Phase stability and shear softening in CaSiO3 perovskite at high pressure

We predict the phase diagram of CaSiO3 perovskite, finding the tetragonal I4∕mcm structure transforming to cubic Pm3̅ m with increasing temperature. The transition temperature is 1150 K at 0 GPa, and 2450 K at 140 GPa. The c∕a ratio of the tetragonal structure is 1.018 at 100 GPa and increases on compression, as does the static enthalpy difference between tetragonal and cubic structures. The elastic constants of the tetragonal phase at static conditions differ substantially from those of the cubic phase with the Voigt-Reuss-Hill shear modulus 29% less at 100 GPa. Computations are based on density functional theory in the local density and generalized gradient approximations. The phase diagram and high temperature elastic constants are computed using a mean field theory with parameters of the Landau potential determined via structurally constrained density functional theory calculations.
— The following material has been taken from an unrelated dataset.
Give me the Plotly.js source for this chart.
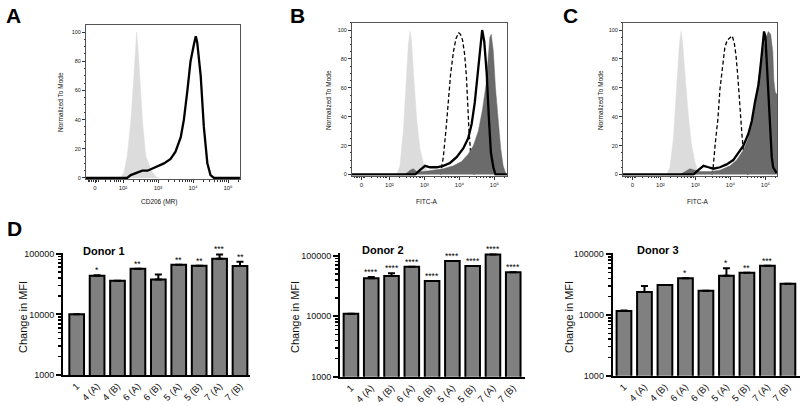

We present a simple scheme for systematically searching for the ground state over all perovskite structures derivable from octahedral rotations within the context of symmetry-preserving relaxation, which confirms tetragonal I4∕mcm as the ground state in density functional theory. We argue that the experimental x-ray diffraction pattern can be explained by the I4∕mcm phase by considering the development of preferred orientation under uniaxial compression.